Maybe you think these numbers are being overly optimistic, but remember that many people do manage to raise well-rounded kids while on minimum wage salaries. The point is, kids don’t inherently have to cost the earth – a lot of it is personal choice – and you have a lot more control over the costs than the newspapers would have you believe.
For the record, neither of us have the intention of raising kids on the bare bones, but there is definitely some sort of balance that can be achieved.
And as for FIREing while your kids are still under 18 – don’t forget that for 8 hours a day they are safely imprisoned in school, meaning you can still get on with enjoying your hard-earned freedom!
Here’s a wild idea for those wanting to retire early with kids – World Schooling.
It’s basically home-schooling or digital remote schooling done while you’re travelling the world as a family, often with other families doing the same thing so the kids have a peer group.
It’s an answer to the problem of being tied to one location so your child can go to school, when all you want to do is see the world now that you’re retired.
We won’t go into it any more here, but just be aware that an international network of travelling home-schoolers exists, and that you can find out more about it starting with this World Schooling article.

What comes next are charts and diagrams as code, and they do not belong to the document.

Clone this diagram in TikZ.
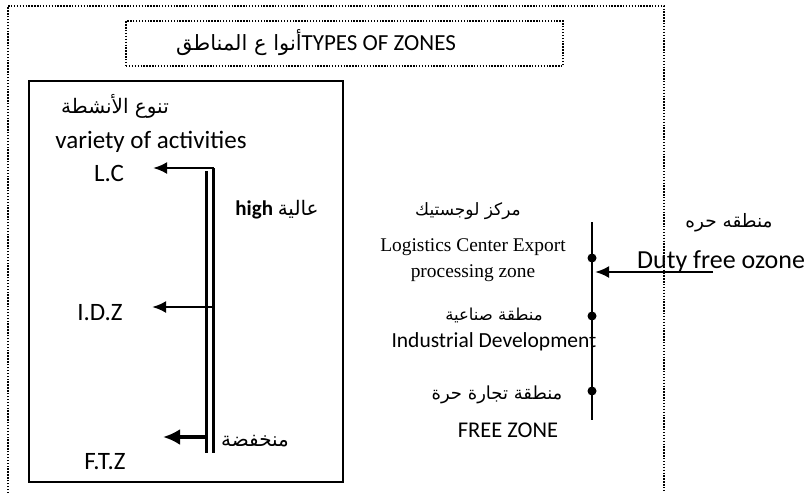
\documentclass[tikz,border=0pt]{standalone}
\usepackage{fontspec}
\setmainfont{Carlito}
\newfontfamily\arabicfont[Script=Arabic]{DejaVu Sans}
\newfontfamily\timesfont{Liberation Serif}
\TeXXeTstate=1
\usetikzlibrary{arrows.meta}
\tikzset{
  lbl/.style={inner sep=0pt, anchor=center},
  artxt/.style={lbl, font=\arabicfont\fontsize{20}{24}\selectfont},
  arsmall/.style={lbl, font=\arabicfont\fontsize{17}{20}\selectfont},
  entxt/.style={lbl, font=\fontsize{25}{28}\selectfont},
  ensmall/.style={lbl, font=\fontsize{21.5}{25}\selectfont},
  tmtxt/.style={lbl, font=\timesfont\fontsize{19.4}{23}\selectfont},
  dotline/.style={line width=1.8pt, dash pattern=on 1.4pt off 1.5pt},
  boxline/.style={line width=2.8pt},
  arr/.style={line width=2.6pt, -{Latex[length=14pt,width=12pt]}},
  thickarr/.style={line width=4pt, -{Latex[length=17pt,width=16pt]}},
  dbl/.style={line width=2.4pt},
  dot/.style={circle, fill=black, inner sep=0pt, minimum size=9pt},
}
\begin{document}
\begin{tikzpicture}[x=1pt,y=-1pt]
\useasboundingbox (0,0) rectangle (812,493);
% outer frame
\coordinate (ofbl) at (8,493);
\coordinate (oftl) at (8,6);
\coordinate (oftr) at (664,6);
\coordinate (ofbr) at (664,493);
\draw[dotline] (ofbl) -- (oftl) -- (oftr) -- (ofbr);
% title
\node[dotline, draw, minimum width=437pt, minimum height=45pt, anchor=center] (titlebox) at (344.5,43.5) {};
\node[lbl] (title) at (316,43) {\arabicfont\fontsize{21}{24}\selectfont\beginR أنوا ع المناطق\endR\fontsize{23}{26}\selectfont\rmfamily TYPES OF ZONES};
% inner box
\node[boxline, draw, minimum width=314pt, minimum height=401pt, anchor=center, inner sep=0pt] (innerbox) at (186,281.5) {};
\node[artxt] (varar) at (115,106) {\beginR تنوع الأنشطة\endR};
\node[entxt] (varen) at (151,142) {variety of activities};
\node[entxt] (lc) at (109,173) {L.C};
\node[entxt] (idz) at (100,313) {I.D.Z};
\node[entxt] (ftz) at (105,462) {F.T.Z};
\node[lbl, font=\bfseries\fontsize{21}{24}\selectfont] (high) at (277,210) {high \arabicfont\mdseries\fontsize{20}{24}\selectfont\beginR عالية\endR};
\node[artxt] (low) at (255,441) {\beginR منخفضة\endR};
% double line
\coordinate (dlt) at (206.5,171);
\coordinate (dlb) at (206.5,453);
\coordinate (drt) at (213.5,168);
\coordinate (drb) at (213.5,453);
\draw[dbl] (dlt) -- (dlb);
\draw[dbl] (drt) -- (drb);
% arrows
\coordinate (lctip) at (153,168);
\coordinate (idztip) at (152,307);
\coordinate (ftztip) at (163,437);
\coordinate (idzfrom) at (213.5,307);
\coordinate (ftzfrom) at (206.5,437);
\draw[arr] (drt) -- (lctip);
\draw[arr] (idzfrom) -- (idztip);
\draw[thickarr] (ftzfrom) -- (ftztip);
% right part
\node[arsmall] (lcar) at (468,211) {\beginR مركز لوجستيك\endR};
\node[tmtxt] (lcen1) at (473,247) {Logistics Center Export};
\node[tmtxt] (lcen2) at (473,273) {processing zone};
\node[arsmall, font=\arabicfont\fontsize{16.5}{20}\selectfont] (idar) at (494,315) {\beginR منطقة صناعية\endR};
\node[ensmall] (iden) at (494,342) {Industrial Development};
\node[arsmall, font=\arabicfont\fontsize{18}{20}\selectfont] (fzar) at (497,395) {\beginR منطقة تجارة حرة\endR};
\node[ensmall, font=\fontsize{22.5}{26}\selectfont] (fzen) at (508,430) {FREE ZONE};
\coordinate (vtop) at (592,222);
\coordinate (vbot) at (592,420);
\draw[line width=2.8pt] (vtop) -- (vbot);
\node[dot] (d1) at (592,258) {};
\node[dot] (d2) at (592,316) {};
\node[dot] (d3) at (592,391) {};
\node[arsmall, font=\arabicfont\fontsize{18.5}{22}\selectfont] (dfar) at (729,223) {\beginR منطقه حره\endR};
\node[lbl, font=\fontsize{26}{30}\selectfont, anchor=west] (dfen) at (637,262) {Duty free ozone};
\coordinate (dftail) at (713,272);
\coordinate (dftip) at (595,272);
\draw[arr] (dftail) -- (dftip);
\end{tikzpicture}
\end{document}
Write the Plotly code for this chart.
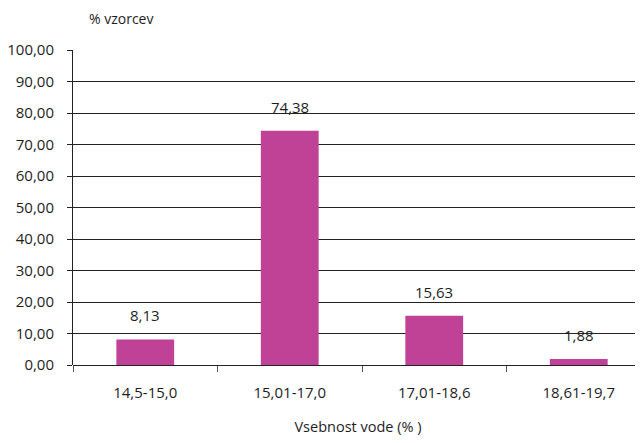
import plotly.graph_objects as go

categories = ["14,5-15,0", "15,01-17,0", "17,01-18,6", "18,61-19,7"]
values = [8.13, 74.38, 15.63, 1.88]
value_labels = ["8,13", "74,38", "15,63", "1,88"]
y_ticks = [0, 10, 20, 30, 40, 50, 60, 70, 80, 90, 100]
y_tick_labels = ["0,00", "10,00", "20,00", "30,00", "40,00", "50,00",
                 "60,00", "70,00", "80,00", "90,00", "100,00"]

FONT = "Open Sans"
TXT = "#1e1e1e"

fig = go.Figure()
fig.add_trace(go.Bar(
    x=categories, y=values,
    marker=dict(color="#C04297", line=dict(width=0)),
    width=0.4,
    hoverinfo="skip",
))

for c, v, t in zip(categories, values, value_labels):
    fig.add_annotation(x=c, y=v, text=t, showarrow=False,
                       yanchor="bottom", yshift=12,
                       font=dict(family=FONT, size=15, color=TXT))

fig.update_layout(
    width=635, height=435,
    margin=dict(l=65, r=0, t=42, b=78, autoexpand=False),
    paper_bgcolor="white", plot_bgcolor="white",
    showlegend=False,
    font=dict(family=FONT, size=15, color=TXT),
    xaxis=dict(
        type="category",
        range=[-0.5, -0.5 + 570 / 144.5],
        tickson="boundaries",
        ticks="outside", ticklen=6, tickcolor="#555555", tickwidth=1,
        showline=False, showgrid=False, zeroline=False,
        ticklabelstandoff=17,
        tickfont=dict(family=FONT, size=15, color=TXT),
        title=dict(text="Vsebnost vode (% )", standoff=20,
                   font=dict(family=FONT, size=14.5, color=TXT)),
        automargin=False,
    ),
    yaxis=dict(
        range=[0, 100],
        tickvals=y_ticks, ticktext=y_tick_labels,
        ticks="outside", ticklen=5, tickcolor="#222222", tickwidth=1,
        showline=True, linecolor="#222222", linewidth=1,
        showgrid=True, gridcolor="#222222", gridwidth=1,
        zeroline=True, zerolinecolor="#222222", zerolinewidth=1,
        ticklabelstandoff=10,
        tickfont=dict(family=FONT, size=15, color=TXT),
        automargin=False,
    ),
)

fig.add_annotation(xref="paper", yref="paper", x=(87 - 73) / 570, y=1,
                   yshift=32, xanchor="left", yanchor="middle",
                   text="% vzorcev", showarrow=False,
                   font=dict(family=FONT, size=14, color=TXT))

fig.write_html("out.html")
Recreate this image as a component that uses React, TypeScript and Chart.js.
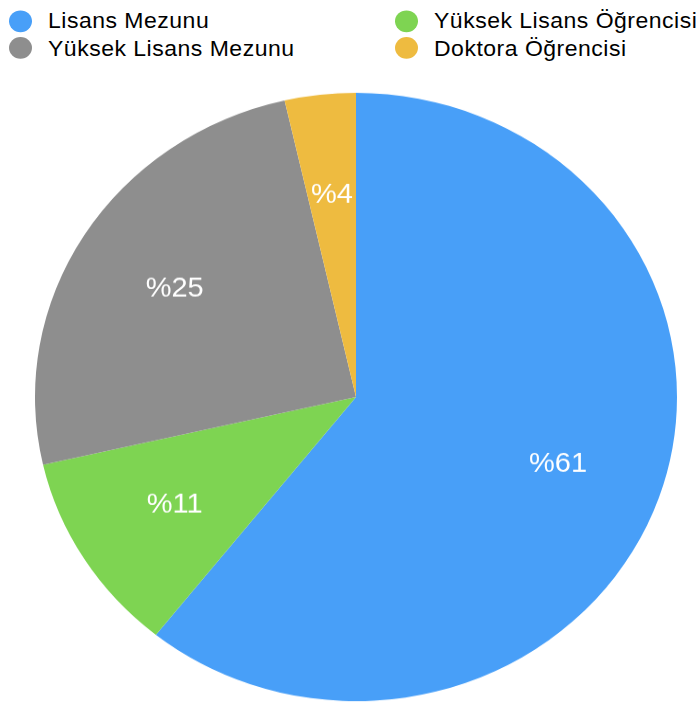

Teach Them What School Won’t
Wherever your kids go to school, you will have to personally take a firm grip on their education around money. Financial education is appalling in this country – let’s be fair – in all countries.
Around the world, kids are pushed towards entering the workforce as young adults, to trade time for money from the day they leave education until the day they slump down defeated into their armchair in old age.
It needn’t be this way for your kids. But they won’t learn in school how to manage money and how to become a successful investor, so you’re going to have to teach them yourself.
If you are building them an investment portfolio, why not show them what you’re doing and get them involved?
Let them apply what you teach them about money to their early spending and earning decisions, rather than leaving them to discover the idea the hard way after a decade or more of miserable 9-to-5 graft and a string of avoidable financial mistakes.
There are 2 stages in your life as an investor that should be approached entirely differently when it comes to insuring your family’s future.
The first phase is during the accumulation years of your investment portfolio, when it’s not yet big enough for you and your family to draw-down on, should the need arise.
It might be sensible during these years to take out income protection insurance to keep money coming in each month if you lose your capacity to do your job.
You might also consider life insurance to cover you in case of death, and health insurance to cover you if you become incapacitated.
The second phase comes during the draw-down years of your investing career, when you probably no longer need any of these insurances.
If your pot is large enough, you can afford to self-insure against mishaps, meaning your investments will be providing your family an income in perpetuity, regardless of any further input from you.
Check out the Lifestyle Insurance page for more information on the relevant insurances that you might want to consider with Assured Futures. This is the very insurance broker that Andy uses for his income protection insurance.
Finally (in a very real sense of the word), you need to write a will. An investor’s financial situation is likely to be far more complicated than a normal person’s.
Where normies might keep their wealth in a high street savings account, YOURS might be spread across pensions, multiple properties, stocks, gold, artwork, and so on.
Take the time to properly document where all of your assets are, how they can be accessed by the appropriate people, and how they should be divided up.
For your kids, and hopefully one day your grandkids and great grandkids, the decisions you make here might help change the course of their own financial futures for the better.